A Quantum Walk Inspired Qubit Lattice Algorithm for Simulating Electromagnetic Wave Propagation and Scattering in Conservative and Dissipative Magnetized Plasmas
- URL: http://arxiv.org/abs/2503.24211v1
- Date: Mon, 31 Mar 2025 15:28:41 GMT
- Title: A Quantum Walk Inspired Qubit Lattice Algorithm for Simulating Electromagnetic Wave Propagation and Scattering in Conservative and Dissipative Magnetized Plasmas
- Authors: Efstratios Koukoutsis, Kyriakos Hizanidis, George Vahala, Christos Tsironis, Abhay K. Ram, Min Soe, Linda Vahala,
- Abstract summary: We present an explicit, discrete space-time, quantum walk-inspired algorithm suitable for simulating the electromagnetic wave propagation and scattering from inhomogeneities within magnetized plasmas.
- Score: 0.0
- License: http://creativecommons.org/licenses/by/4.0/
- Abstract: Based on the Dirac representation of Maxwell equations we present an explicit, discrete space-time, quantum walk-inspired algorithm suitable for simulating the electromagnetic wave propagation and scattering from inhomogeneities within magnetized plasmas.
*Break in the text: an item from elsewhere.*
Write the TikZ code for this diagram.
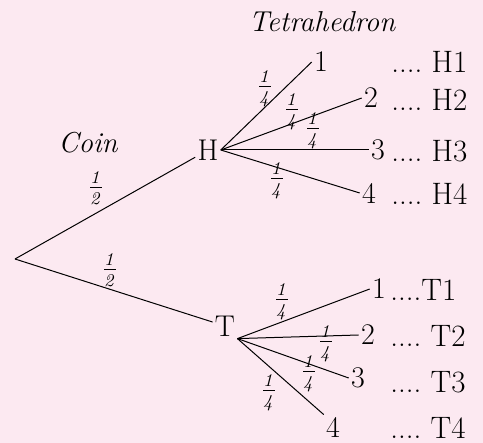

The quantum walk is implemented on a lattice with an internal space of $n_q=4$--qubits, used to encode the classical field amplitudes. Unitary rotation gates operate within this internal space to generate the non-trivial dynamics of the free plasma-Dirac equation. To incorporate the contributions from the cyclotron and plasma density terms--manifesting as inhomogeneous potential terms--in the plasma-Dirac equation, the walk process is complemented with unitary potential operators. This leads to a unitary qubit lattice sequence that recovers the plasma-Dirac equation under a second-order accurate discretization scheme. The proposed algorithm is explicit and demonstrates, in the worst case, a polynomial quantum advantage compared to the Finite Difference Time Domain (FDTD) classical method in terms of resource requirements and error complexity. In addition, we extend the algorithm to include dissipative effects by introducing a phenomenological collision frequency between plasma species. Then, a post-selective time-marching implementation scheme is delineated, featuring a non-vanishing overall success probability and, subsequently, eliminating the need for amplitude amplification of the output state while preserving the quantum advantage.